## STATED EXERCISE
Skip all pictures. Write out the data below from its first line through the line that contains "ax = fig.add_axes([0.052, 0.239, 0.892, 0.628])".

● ● ● ●

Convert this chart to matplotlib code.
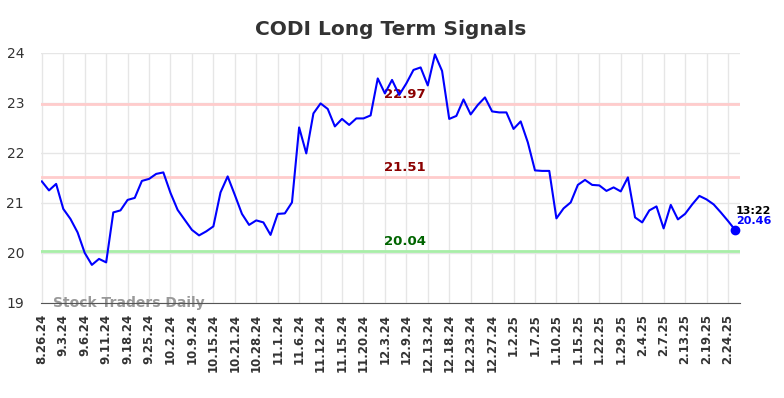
import matplotlib
matplotlib.use('Agg')
import matplotlib.pyplot as plt

# closing values, one per point
prices = [21.43, 21.25, 21.38, 20.88, 20.68, 20.41, 20.0, 19.76, 19.88, 19.81,
          20.81, 20.85, 21.06, 21.10, 21.44, 21.48, 21.58, 21.61, 21.20, 20.86,
          20.66, 20.46, 20.35, 20.43, 20.53, 21.21, 21.53, 21.16, 20.78, 20.56,
          20.65, 20.61, 20.36, 20.78, 20.79, 21.01, 22.51, 21.99, 22.79, 22.99,
          22.88, 22.53, 22.68, 22.56, 22.69, 22.69, 22.75, 23.49, 23.19, 23.46,
          23.16, 23.39, 23.66, 23.71, 23.35, 23.97, 23.64, 22.68, 22.74, 23.07,
          22.77, 22.96, 23.11, 22.83, 22.81, 22.81, 22.48, 22.63, 22.21, 21.65,
          21.64, 21.64, 20.69, 20.89, 21.01, 21.36, 21.46, 21.36, 21.35, 21.24,
          21.31, 21.23, 21.51, 20.71, 20.61, 20.85, 20.93, 20.49, 20.96, 20.67,
          20.78, 20.97, 21.14, 21.07, 20.97, 20.81, 20.64, 20.46]

tick_labels = ['8.26.24', '9.3.24', '9.6.24', '9.11.24', '9.18.24', '9.25.24',
               '10.2.24', '10.9.24', '10.15.24', '10.21.24', '10.28.24', '11.1.24',
               '11.6.24', '11.12.24', '11.15.24', '11.20.24', '12.3.24', '12.9.24',
               '12.13.24', '12.18.24', '12.23.24', '12.27.24', '1.2.25', '1.7.25',
               '1.10.25', '1.15.25', '1.22.25', '1.29.25', '2.4.25', '2.7.25',
               '2.13.25', '2.19.25', '2.24.25']

signal_levels = [22.97, 21.51, 20.04]
line_colors = ['#ffcccc', '#ffcccc', '#a8eea8']
text_colors = ['#8b0000', '#8b0000', '#006400']
last_time = '13:22'

fig = plt.figure(figsize=(7.84, 3.98), dpi=100)
ax = fig.add_axes([0.052, 0.239, 0.892, 0.628])

x = list(range(len(prices)))
ticks = x[::3][:len(tick_labels)]

ax.grid(True, color='#e6e6e6', linewidth=1)
ax.set_axisbelow(True)

for lvl, lc, tc in zip(signal_levels, line_colors, text_colors):
    ax.axhline(lvl, color=lc, linewidth=2, zorder=1)
    ax.text(50.8, lvl + 0.06, '%.2f' % lvl, color=tc, fontsize=9.5,
            fontweight='bold', ha='center', va='bottom', zorder=3)

ax.plot(x, prices, color='#0000ff', linewidth=1.5, zorder=4)
ax.plot(x[-1], prices[-1], 'o', color='#0000ff', markersize=6, zorder=5)

ax.text(x[-1] + 0.1, prices[-1] + 0.28, last_time, fontsize=8, fontweight='bold',
        color='black', ha='left', va='bottom', clip_on=False)
ax.text(x[-1] + 0.1, prices[-1] + 0.08, '%.2f' % prices[-1], fontsize=8,
        fontweight='bold', color='#0000ff', ha='left', va='bottom', clip_on=False)

ax.text(1.6, 19.0, 'Stock Traders Daily', fontsize=10, fontweight='bold',
        color='#999999', ha='left', va='center', zorder=2)

ax.set_xlim(-0.15, 97.7)
ax.set_ylim(19, 24)
ax.set_yticks([19, 20, 21, 22, 23, 24])
ax.set_xticks(ticks)
ax.set_xticklabels(tick_labels, rotation=90, fontsize=8.5, fontweight='bold')
ax.tick_params(axis='both', length=0, colors='#333333')
ax.tick_params(axis='y', labelsize=10, pad=12)
ax.tick_params(axis='x', pad=8)

for s in ['top', 'right', 'left']:
    ax.spines[s].set_visible(False)
ax.spines['bottom'].set_color('#555555')

ax.set_title('CODI Long Term Signals', fontsize=14.5, fontweight='bold',
             color='#333333', pad=13)

fig.savefig('out.png', dpi=100)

● ● ● ●

## REPLY
Convert this chart to matplotlib code.
import matplotlib
matplotlib.use('Agg')
import matplotlib.pyplot as plt

# closing values, one per point
prices = [21.43, 21.25, 21.38, 20.88, 20.68, 20.41, 20.0, 19.76, 19.88, 19.81,
          20.81, 20.85, 21.06, 21.10, 21.44, 21.48, 21.58, 21.61, 21.20, 20.86,
          20.66, 20.46, 20.35, 20.43, 20.53, 21.21, 21.53, 21.16, 20.78, 20.56,
          20.65, 20.61, 20.36, 20.78, 20.79, 21.01, 22.51, 21.99, 22.79, 22.99,
          22.88, 22.53, 22.68, 22.56, 22.69, 22.69, 22.75, 23.49, 23.19, 23.46,
          23.16, 23.39, 23.66, 23.71, 23.35, 23.97, 23.64, 22.68, 22.74, 23.07,
          22.77, 22.96, 23.11, 22.83, 22.81, 22.81, 22.48, 22.63, 22.21, 21.65,
          21.64, 21.64, 20.69, 20.89, 21.01, 21.36, 21.46, 21.36, 21.35, 21.24,
          21.31, 21.23, 21.51, 20.71, 20.61, 20.85, 20.93, 20.49, 20.96, 20.67,
          20.78, 20.97, 21.14, 21.07, 20.97, 20.81, 20.64, 20.46]

tick_labels = ['8.26.24', '9.3.24', '9.6.24', '9.11.24', '9.18.24', '9.25.24',
               '10.2.24', '10.9.24', '10.15.24', '10.21.24', '10.28.24', '11.1.24',
               '11.6.24', '11.12.24', '11.15.24', '11.20.24', '12.3.24', '12.9.24',
               '12.13.24', '12.18.24', '12.23.24', '12.27.24', '1.2.25', '1.7.25',
               '1.10.25', '1.15.25', '1.22.25', '1.29.25', '2.4.25', '2.7.25',
               '2.13.25', '2.19.25', '2.24.25']

signal_levels = [22.97, 21.51, 20.04]
line_colors = ['#ffcccc', '#ffcccc', '#a8eea8']
text_colors = ['#8b0000', '#8b0000', '#006400']
last_time = '13:22'

fig = plt.figure(figsize=(7.84, 3.98), dpi=100)
ax = fig.add_axes([0.052, 0.239, 0.892, 0.628])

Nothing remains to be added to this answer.